На «Таганке» никогда не играли просто быт. Всегда это было возведено в символ, в поэтический ряд. У Высоцкого тоже нет просто бытовых песен. В конце жизни все серьезные песни Высоцкий поет от себя. Это трудный путь к себе. Вначале возникло внутреннее сопротивление негативным явлениям жизни. Против равнодушия и безразличия – эталон дружбы. Против раболепия и лести – повышенное ощущение человеческого достоинства и чести. Против пошлости эстрадных песен «А парень с милой девушкой на лавочке прощается» – эпатирующее: «А мне плевать, мне очень хочется»…
ВЫСОЦКИЙ. Иногда, когда прислушиваешься к тому, что вам поют с эстрады, – это в наш век информации, когда так выливают вам, выплескивают в глаза и уши столько информации – вдруг вам со сцены говорят: «На тебе сошелся клином белый свет, на тебе сошелся клином белый свет, на тебе сошелся клином белый свет, и мелькнул за поворотом санный след. Я могла бы побежать за поворот, я могла бы побежать за поворот, я могла бы побежать за поворот, только что-то там не дает». И еще два автора! Значит, один не справился, очень сложный такой по поэзии стих…

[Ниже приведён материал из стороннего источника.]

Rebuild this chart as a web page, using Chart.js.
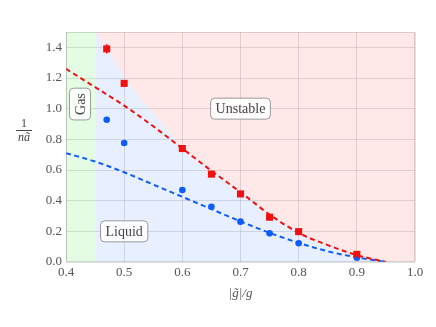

На мой взгляд, это значит не уважать людей, перед которыми ты пришел работать. Ну что же им такую глупость петь! Или там: «Вас провожают пароходы совсем не так, как поезда»[6]. Я думал, что за этим что-то есть. Так, почитал – нет, вроде тоже, не так, как поезда, а самолеты не так, как пароходы, и все. И зарифмовали, и всем весело, и все довольны. Или там… ну ладно, бог с ними.
Песня о том, «как провожают пароходы», на самом деле о другом. Но Высоцкому было важно акцентировать сам посыл некоторой пошлости и невнятности. Была тогда, например, песня «Все гляжу и гляжу я в окошко вагонное», а я много лет слышала: «Все гляжу и гляжу (и вижу): Ява – кошка вагонная». Мы тогда тоже посмеялись над этим курьезом. Или в то время сладкими теноровыми голосами выводили на эстраде модную песню «Вы слыхали, как поют дрозды?». Высоцкий как-то пришел и сказал, что где-то прочитал, что дрозды поют, когда гадят. Может быть, он это придумал или в его веселой компании стали петь эту песню на свой манер. Не знаю.
Он любил компании, веселое застолье, балагурство. Схватывал на лету любую новую информацию, все забавные истории. Его друг Артур Макаров был еще и любителем охоты, и после его рассказов Высоцкий с горящими глазами поведал нам, что, оказывается, при охоте на волков часть леса окружают веревками с красными тряпками и что волки не могут выйти из этого круга. Мы поудивлялись, что волки различают цвета. А через какое-то время я услышала, как Володя поет «Охоту на волков».